Women informal traders may take risks to cross the borders due to cancellation of emergency passports and delays in ordinary passports

By Buhle Mhlanga - @tshatshazilakhe

Women in Bulawayo, especially those involved in trading, have expressed worry over the delays in the issuing of passport by the government saying this is opening them up to all forms of risks to cross the borders. This has been exacerbated by reports that there is no longer the issuing of emergency passports. 

The women, most of whom are involved in buying and selling goods across borders, said the developments around the passport was a major setback for them because it slowed down their businesses.

They told Amakhosikazi media that when they fail to get passports it means their dependants would suffer or be greatly affected in terms of school fees, and daily needs such as food, healthcare, and the payment of bills in the home.

The women said they have fallen prey to tricksters who want to take advantage of their desperation and convincing them to pay bribes as much as $RTGS 253 for the emergency passport that normally takes one week.

“They say if you top up with ZAR1 000, the passport will come out within 5 working days,” one woman who spoke on condition of anonymity said. “But we can’t afford all that money”.

Amakhosikazi media got the chance to talk to one of the passport office personels, who spoke on condition of anonymity and  said the reason for the non-issuing of emergency passports was because there was shortage of paper within the country. 

"We are encouraging people to take the ones for $53 because there are no materials for emergency passports hence when there is adequate stationary the members of the public will be notified to come and top up,” the official said.

Women approached by this publication complained bitterly about corruption at the passport office.

Nobukhosi Maphosa (not her real name) expressed dismay at the day to day proceedings at the passport office stating that there was so much corruption going on. 

"I went to go and get an emergency passport and I was unfairly treated by the respective officers,” she said. “I literally saw with my own eyes the officials approaching those who had US dollars offering to swipe for them then they take the USD. 

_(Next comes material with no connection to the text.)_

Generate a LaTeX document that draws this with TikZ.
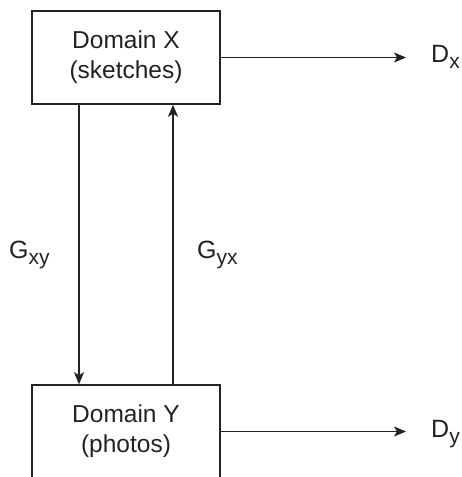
\documentclass[tikz,border=0pt]{standalone}
\usepackage{fontspec}
\setmainfont{Liberation Sans}
\usetikzlibrary{arrows.meta}
\definecolor{ln}{HTML}{222222}
\newcommand{\subt}[1]{\raisebox{-6pt}{\fontsize{21}{21}\selectfont #1}}
\begin{document}
\begin{tikzpicture}[x=1pt,y=-1pt,
  box/.style={draw=ln,line width=1.5pt,minimum width=188pt,minimum height=93pt,inner sep=0pt,
    align=center,font=\fontsize{24.5}{30}\selectfont,text=ln},
  lbl/.style={font=\fontsize{25}{30}\selectfont,text=ln,inner sep=0pt},
  arr/.style={draw=ln,line width=1.5pt,-{Stealth[length=12pt,width=10pt,inset=3pt]}}]
\useasboundingbox (0,0) rectangle (462,477);
\clip (0,0) rectangle (462,477);
\node[box] (X) at (126,57.5) {Domain X\\(sketches)};
\node[box] (Y) at (126,431.5) {Domain Y\\(photos)};
\node[lbl,anchor=base west] (DX) at (431,62) {D\subt{x}};
\node[lbl,anchor=base west] (DY) at (431,437) {D\subt{y}};
\node[lbl,anchor=base west] (GXY) at (9,258) {G\subt{xy}};
\node[lbl,anchor=base west] (GYX) at (197,258) {G\subt{yx}};
\coordinate (EX) at (406,57.5);
\coordinate (EY) at (406,431.5);
\draw[arr] (X.east) -- (EX);
\draw[arr] (Y.east) -- (EY);
\draw[arr] (X.south-|79,0) -- (Y.north-|79,0);
\draw[arr] (Y.north-|173,0) -- (X.south-|173,0);
\end{tikzpicture}
\end{document}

“Another appalling incident was during the process we were told to go to another room where finger prints and photos were being taken and the guy there was only assisting those who were paying him bribes. USDs were scattered all over his table and he was not shy about it. They do this so openly. This kind of corruption should be dealt with at a higher level."

Due to failure in obtaining passports, some women eventually attempt to cross the border illegally and pay bribes on the way.

Some of the women said this option was open to abuse and dangerous.

“Women may be forced or coerced to engage in sex to be trafficked,” one woman said. “Sex with these traffickers always comes with risks such as unplanned pregnancies, and sexually transmitted illnesses. When that happens the lives of the breadwinner changes forever”.

These traffickers are also said to use dangerous routes that might endanger the lives of the women exposing them to robberies and crossing dangerous or flooded rivers.

“Some women lose their lives,” one woman said. “Others resort to prostitution.  This situation has also taken a major toll on the health of these informal business women, single mothers because of stress leading to depression which might lead to more mental health issues thinking of their business growth and downfall and how it will affect their families.”